* _Charts and diagrams as code_
-- -- --
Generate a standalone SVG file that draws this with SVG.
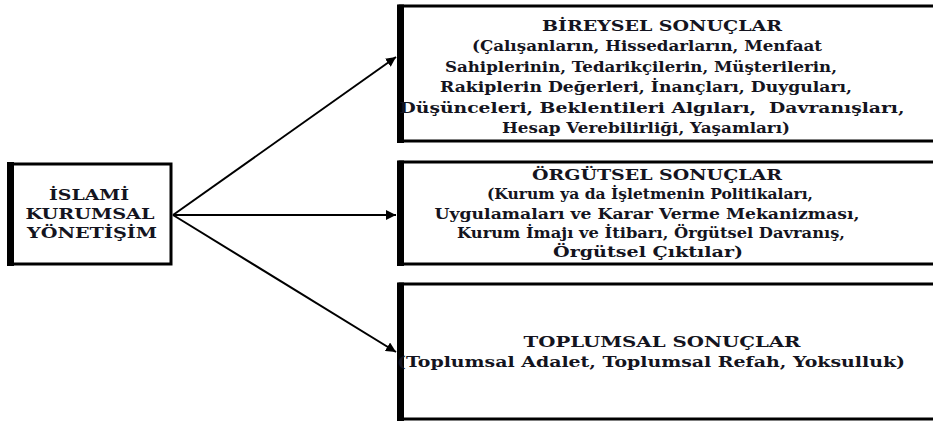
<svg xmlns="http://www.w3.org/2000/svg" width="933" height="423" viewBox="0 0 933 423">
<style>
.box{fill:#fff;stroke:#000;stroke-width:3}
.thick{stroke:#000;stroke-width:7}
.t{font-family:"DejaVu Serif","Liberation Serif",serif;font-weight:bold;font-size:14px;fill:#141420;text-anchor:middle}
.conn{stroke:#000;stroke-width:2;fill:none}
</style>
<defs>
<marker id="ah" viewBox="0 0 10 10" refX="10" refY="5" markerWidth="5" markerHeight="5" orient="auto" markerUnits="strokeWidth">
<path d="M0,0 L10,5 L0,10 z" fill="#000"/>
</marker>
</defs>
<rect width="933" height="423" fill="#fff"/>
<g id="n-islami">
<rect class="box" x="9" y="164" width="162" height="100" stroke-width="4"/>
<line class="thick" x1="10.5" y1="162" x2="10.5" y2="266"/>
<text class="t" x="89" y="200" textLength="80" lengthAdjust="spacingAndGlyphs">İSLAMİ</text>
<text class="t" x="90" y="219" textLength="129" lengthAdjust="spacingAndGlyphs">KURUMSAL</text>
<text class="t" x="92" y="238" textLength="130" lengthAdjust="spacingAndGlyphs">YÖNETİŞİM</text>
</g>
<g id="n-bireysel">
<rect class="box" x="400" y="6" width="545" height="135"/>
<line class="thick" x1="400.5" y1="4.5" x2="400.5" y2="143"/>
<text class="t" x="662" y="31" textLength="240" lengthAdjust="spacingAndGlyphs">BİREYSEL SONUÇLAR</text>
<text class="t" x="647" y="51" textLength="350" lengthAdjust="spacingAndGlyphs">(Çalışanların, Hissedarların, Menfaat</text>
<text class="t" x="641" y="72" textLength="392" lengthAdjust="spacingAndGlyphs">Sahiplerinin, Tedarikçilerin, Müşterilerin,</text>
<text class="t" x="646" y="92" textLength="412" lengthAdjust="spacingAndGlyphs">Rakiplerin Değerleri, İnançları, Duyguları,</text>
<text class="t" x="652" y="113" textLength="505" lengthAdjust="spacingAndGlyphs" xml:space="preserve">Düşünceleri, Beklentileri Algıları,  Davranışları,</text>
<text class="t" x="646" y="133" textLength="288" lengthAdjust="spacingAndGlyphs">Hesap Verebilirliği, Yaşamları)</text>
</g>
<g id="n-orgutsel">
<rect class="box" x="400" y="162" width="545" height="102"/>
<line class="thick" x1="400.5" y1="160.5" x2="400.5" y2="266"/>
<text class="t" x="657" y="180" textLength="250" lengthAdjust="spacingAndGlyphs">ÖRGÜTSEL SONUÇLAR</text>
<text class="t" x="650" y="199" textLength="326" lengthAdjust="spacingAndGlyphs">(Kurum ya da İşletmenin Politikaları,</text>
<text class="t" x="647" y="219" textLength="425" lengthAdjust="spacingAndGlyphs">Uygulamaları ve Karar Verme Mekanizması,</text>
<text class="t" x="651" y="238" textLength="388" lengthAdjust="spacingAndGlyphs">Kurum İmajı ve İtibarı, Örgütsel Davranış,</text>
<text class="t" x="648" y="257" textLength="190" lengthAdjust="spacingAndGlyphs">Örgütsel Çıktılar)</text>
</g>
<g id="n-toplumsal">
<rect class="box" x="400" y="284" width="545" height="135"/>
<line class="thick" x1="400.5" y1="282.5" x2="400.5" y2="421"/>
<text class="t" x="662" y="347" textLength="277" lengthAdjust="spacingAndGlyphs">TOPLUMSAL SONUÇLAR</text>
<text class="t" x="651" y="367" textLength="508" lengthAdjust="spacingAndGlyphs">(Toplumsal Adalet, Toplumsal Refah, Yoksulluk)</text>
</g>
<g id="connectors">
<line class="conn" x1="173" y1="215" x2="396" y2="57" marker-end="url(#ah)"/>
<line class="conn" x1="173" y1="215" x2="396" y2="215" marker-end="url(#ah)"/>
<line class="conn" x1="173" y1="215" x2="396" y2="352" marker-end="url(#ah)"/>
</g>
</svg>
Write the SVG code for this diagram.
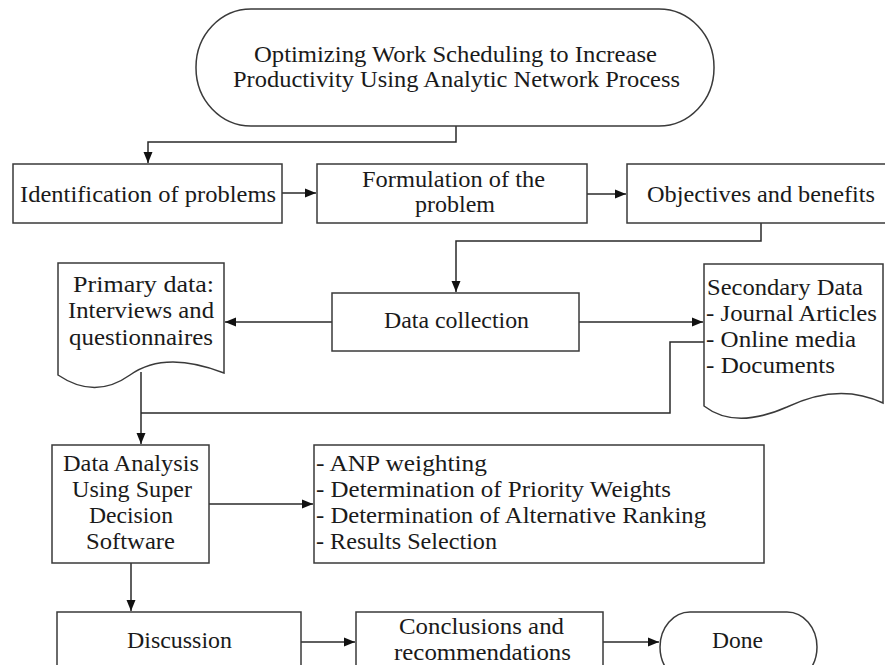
-- -- --
* _The request_
Give back every line exactly as it stands, pictures excluded.

* _Exercise answer_
Generate a standalone SVG file that draws this with SVG.
<svg xmlns="http://www.w3.org/2000/svg" width="933" height="423" viewBox="0 0 933 423">
<style>
.box{fill:#fff;stroke:#000;stroke-width:3}
.thick{stroke:#000;stroke-width:7}
.t{font-family:"DejaVu Serif","Liberation Serif",serif;font-weight:bold;font-size:14px;fill:#141420;text-anchor:middle}
.conn{stroke:#000;stroke-width:2;fill:none}
</style>
<defs>
<marker id="ah" viewBox="0 0 10 10" refX="10" refY="5" markerWidth="5" markerHeight="5" orient="auto" markerUnits="strokeWidth">
<path d="M0,0 L10,5 L0,10 z" fill="#000"/>
</marker>
</defs>
<rect width="933" height="423" fill="#fff"/>
<g id="n-islami">
<rect class="box" x="9" y="164" width="162" height="100" stroke-width="4"/>
<line class="thick" x1="10.5" y1="162" x2="10.5" y2="266"/>
<text class="t" x="89" y="200" textLength="80" lengthAdjust="spacingAndGlyphs">İSLAMİ</text>
<text class="t" x="90" y="219" textLength="129" lengthAdjust="spacingAndGlyphs">KURUMSAL</text>
<text class="t" x="92" y="238" textLength="130" lengthAdjust="spacingAndGlyphs">YÖNETİŞİM</text>
</g>
<g id="n-bireysel">
<rect class="box" x="400" y="6" width="545" height="135"/>
<line class="thick" x1="400.5" y1="4.5" x2="400.5" y2="143"/>
<text class="t" x="662" y="31" textLength="240" lengthAdjust="spacingAndGlyphs">BİREYSEL SONUÇLAR</text>
<text class="t" x="647" y="51" textLength="350" lengthAdjust="spacingAndGlyphs">(Çalışanların, Hissedarların, Menfaat</text>
<text class="t" x="641" y="72" textLength="392" lengthAdjust="spacingAndGlyphs">Sahiplerinin, Tedarikçilerin, Müşterilerin,</text>
<text class="t" x="646" y="92" textLength="412" lengthAdjust="spacingAndGlyphs">Rakiplerin Değerleri, İnançları, Duyguları,</text>
<text class="t" x="652" y="113" textLength="505" lengthAdjust="spacingAndGlyphs" xml:space="preserve">Düşünceleri, Beklentileri Algıları,  Davranışları,</text>
<text class="t" x="646" y="133" textLength="288" lengthAdjust="spacingAndGlyphs">Hesap Verebilirliği, Yaşamları)</text>
</g>
<g id="n-orgutsel">
<rect class="box" x="400" y="162" width="545" height="102"/>
<line class="thick" x1="400.5" y1="160.5" x2="400.5" y2="266"/>
<text class="t" x="657" y="180" textLength="250" lengthAdjust="spacingAndGlyphs">ÖRGÜTSEL SONUÇLAR</text>
<text class="t" x="650" y="199" textLength="326" lengthAdjust="spacingAndGlyphs">(Kurum ya da İşletmenin Politikaları,</text>
<text class="t" x="647" y="219" textLength="425" lengthAdjust="spacingAndGlyphs">Uygulamaları ve Karar Verme Mekanizması,</text>
<text class="t" x="651" y="238" textLength="388" lengthAdjust="spacingAndGlyphs">Kurum İmajı ve İtibarı, Örgütsel Davranış,</text>
<text class="t" x="648" y="257" textLength="190" lengthAdjust="spacingAndGlyphs">Örgütsel Çıktılar)</text>
</g>
<g id="n-toplumsal">
<rect class="box" x="400" y="284" width="545" height="135"/>
<line class="thick" x1="400.5" y1="282.5" x2="400.5" y2="421"/>
<text class="t" x="662" y="347" textLength="277" lengthAdjust="spacingAndGlyphs">TOPLUMSAL SONUÇLAR</text>
<text class="t" x="651" y="367" textLength="508" lengthAdjust="spacingAndGlyphs">(Toplumsal Adalet, Toplumsal Refah, Yoksulluk)</text>
</g>
<g id="connectors">
<line class="conn" x1="173" y1="215" x2="396" y2="57" marker-end="url(#ah)"/>
<line class="conn" x1="173" y1="215" x2="396" y2="215" marker-end="url(#ah)"/>
<line class="conn" x1="173" y1="215" x2="396" y2="352" marker-end="url(#ah)"/>
</g>
</svg>
Write the SVG code for this diagram.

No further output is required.